As far as me getting a new job, i have been at the same place for 4 years with no problems before, and unfortunately we cannot afford for me to quit. We have made some compromises, for instance... i am no longer drinking at all, and i am calling my H more often. He is also stopping by to say hi when he can, and i am perfectly fine with this. i actually kinda enjoy it because it erases doubt about what im doing.

And btw... i did suggest couples counseling, but my H doesnt seem to think it will help. He thinks it will end up with more fingers pointing at him. i dont get it, but i am certainly willing to try anything!

thanks again for all the advice!!


----------



## Tourchwood (Feb 1, 2011)

if your friend have not told your husband would be still in physical affair? what would have stopped you


----------



## swedish (Mar 6, 2008)

mommabear said:


> "Swedish"... the other man wasn't someone i work with, he was a customer in the bar i work in, and i am quite positive that i will NEVER see him again. but i do have a question for you, too. how can i express why i feel this happened without sounding like im blaming him? i am fully aware that this was my choice and my fault, but your right... we cant move past this until the reasons are shared and changed. how can i tell him the things that i want him to change without pointing fingers? and yes i know that i have to change too, so how do we sit down and tell each other what we need from each other without causing anymore resentment or damage?


I understand what you are saying and I believe you should take full ownership for having the affair. 

Many affairs start when there are issues within the marriage and a spouse receives attention outside of the marriage that causes a great temptation. The affair happens when the spouse makes a decision to give in to the temptation rather than to resist it and instead use this as a warning sign that the marital issues need to be addressed.

Marital issues are not an excuse for an affair, but ignoring what made you vulnerable to it in the first place, if gone unaddressed, will not help your marriage in the long run.

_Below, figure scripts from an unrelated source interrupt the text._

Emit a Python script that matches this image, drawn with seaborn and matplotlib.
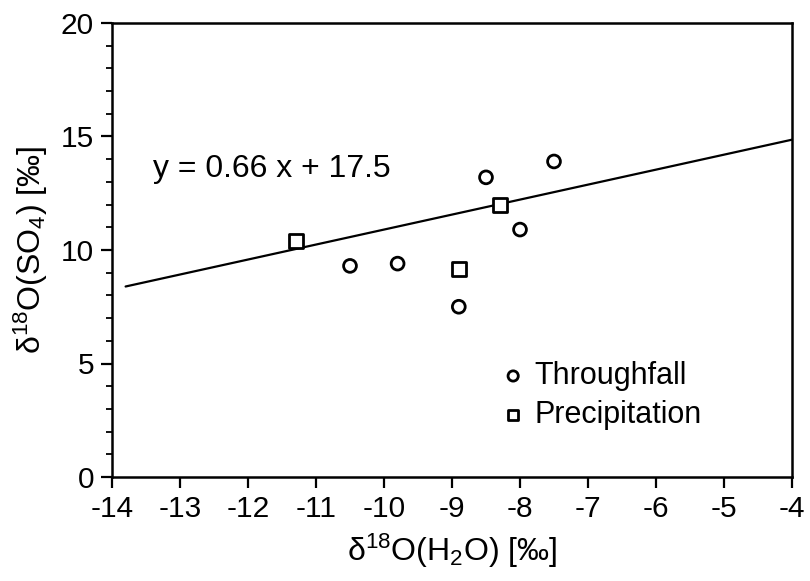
import matplotlib
matplotlib.use("Agg")
import matplotlib.pyplot as plt
from matplotlib.ticker import MultipleLocator
import seaborn as sns
import pandas as pd

# data
through_x = [-10.5, -9.8, -8.9, -8.5, -8.0, -7.5]
through_y = [9.3, 9.4, 7.5, 13.2, 10.9, 13.9]
precip_x = [-11.3, -8.9, -8.3]
precip_y = [10.4, 9.15, 12.0]
fit_slope = 0.66
fit_intercept = 17.5
fit_x = [-13.8, -4.0]
x_ticks = list(range(-14, -3))
y_ticks = [0, 5, 10, 15, 20]

sns.set_theme(style="ticks")
plt.rcParams['font.family'] = ['Liberation Sans', 'DejaVu Sans']
plt.rcParams['mathtext.fontset'] = 'custom'
plt.rcParams['mathtext.rm'] = 'Liberation Sans'
plt.rcParams['mathtext.it'] = 'Liberation Sans:italic'
plt.rcParams['mathtext.bf'] = 'Liberation Sans:bold'
for k in ['text.color', 'axes.labelcolor', 'xtick.color', 'ytick.color', 'axes.edgecolor']:
    plt.rcParams[k] = 'black'

fig = plt.figure(figsize=(8.1, 5.81), dpi=100)
ax = fig.add_axes([112/810, 1-477/581, 680/810, 454/581])

df_t = pd.DataFrame({"x": through_x, "y": through_y})
df_p = pd.DataFrame({"x": precip_x, "y": precip_y})
fit_df = pd.DataFrame({"x": fit_x, "y": [fit_slope*v + fit_intercept for v in fit_x]})

sns.lineplot(data=fit_df, x="x", y="y", ax=ax, color="black", linewidth=1.6)
sns.scatterplot(data=df_t, x="x", y="y", ax=ax, marker="o", s=85,
                facecolor="none", edgecolor="black", linewidth=2.0,
                label="Throughfall", zorder=3)
sns.scatterplot(data=df_p, x="x", y="y", ax=ax, marker="s", s=95,
                facecolor="white", edgecolor="black", linewidth=2.0,
                label="Precipitation", zorder=3)

ax.set_xlim(-14, -4)
ax.set_ylim(0, 20)
ax.set_xticks(x_ticks)
ax.set_xticklabels([str(v) for v in x_ticks])
ax.set_yticks(y_ticks)
ax.yaxis.set_minor_locator(MultipleLocator(1))
ax.tick_params(axis='both', which='major', labelsize=21.5, width=1.6,
               length=8, direction='out', pad=5)
ax.tick_params(axis='y', which='minor', width=1.3, length=4.5, direction='out')
for sp in ax.spines.values():
    sp.set_visible(True)
    sp.set_linewidth(1.8)

ax.set_xlabel('δ$^{18}$O(H$_2$O) [‰]', fontsize=23, labelpad=6)
ax.set_ylabel('δ$^{18}$O(SO$_4$) [‰]', fontsize=23, labelpad=8)

ax.text(-13.40, 13.57, 'y = 0.66 x + 17.5', fontsize=23, va='center', ha='left')

leg = ax.legend(loc='center left', bbox_to_anchor=(0.554, 0.18), frameon=False,
                fontsize=22, handlelength=0.8, handletextpad=0.3,
                labelspacing=0.28, markerscale=0.8, borderaxespad=0)

fig.savefig("out.png", dpi=100)
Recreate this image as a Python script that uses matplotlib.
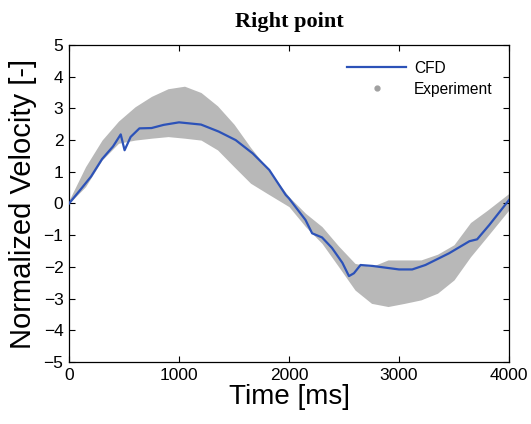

First, if he just found out and is still very angry, I would give him some time to process all of this and work through the raw emotions. Anger is a normal reaction to an affair, but this should subside at some point where you can be in a place to discuss what you both can do to make your marriage stronger...reading the book I suggested or "After the Affair" might help you to better understand him and how he is feeling and may open up some dialogue between you where it doesn't come off as you blaming him in any way for the affair.


----------



## mommabear (Feb 12, 2011)

tourchwood, i really cant answer that other than to say that the guilt was definitely getting to me and i think i would have stopped very soon anyways. the guilt was causing me to drink heavily and that was taking a toll on me as a mommy which was reason enough for me to want to quit. maybe she did our marriage a favor, though i will never admit that to her!

simplyamorous, thanks for the questionnaire! did it last night and it got some awesome conversation going! we have a lot of work to do, and now we have some cool starting points and ideas...


----------



## Tourchwood (Feb 1, 2011)

mommabear, I'm not hear to judge or make it worse, but you have to be honest with yourself, if that woman have not told your husband you would never stopped doing that person, you tell yourself eventually you would, then it seems to me you are the person needs to work on yourself. you are just trying to make your husband forget like nothing happened ( direct his anger to something productive). 
you are the person that needs to implement trust inside him, he has nothing to work on except seeing you trying hard. 
may be if you told him you cheated without him finding out the other way things would went different way. 
he believe that the only reason you stopped doing the other person because he caught you otherwise he would never find out. 
by the way my other side of the family are Sicilian and from what I know about them cheating is a big taboo to the man, its embarrassing and the man cant face his family with a cheater wife, it went to a limit that men who their wives cheated would leave the city and never come back to it because of the reputation


----------



## the guy (Aug 3, 2010)

Mom, 
I hope your H gets the point in that revenge is not a life to live and the legal battle would be hard on the whole family.

I feel I got my revenge, I got the girl. The last guy was dropped hard but I give my W credit for not responding to the many text he had sent after ward. Granted she could have used a pay phone but I have to believe I won.

I hope your H sees this in that he has won, I think this thing could have gone bad for him. You could have fallen for this guy or you still could be seeing him. Your not.. so I think he's won also.


This crap is so hurtful you both have your work cut out so help him heal and show him that he is the better man by giving your self back to him. I hope through your actions your H can get past the revenge thing.


----------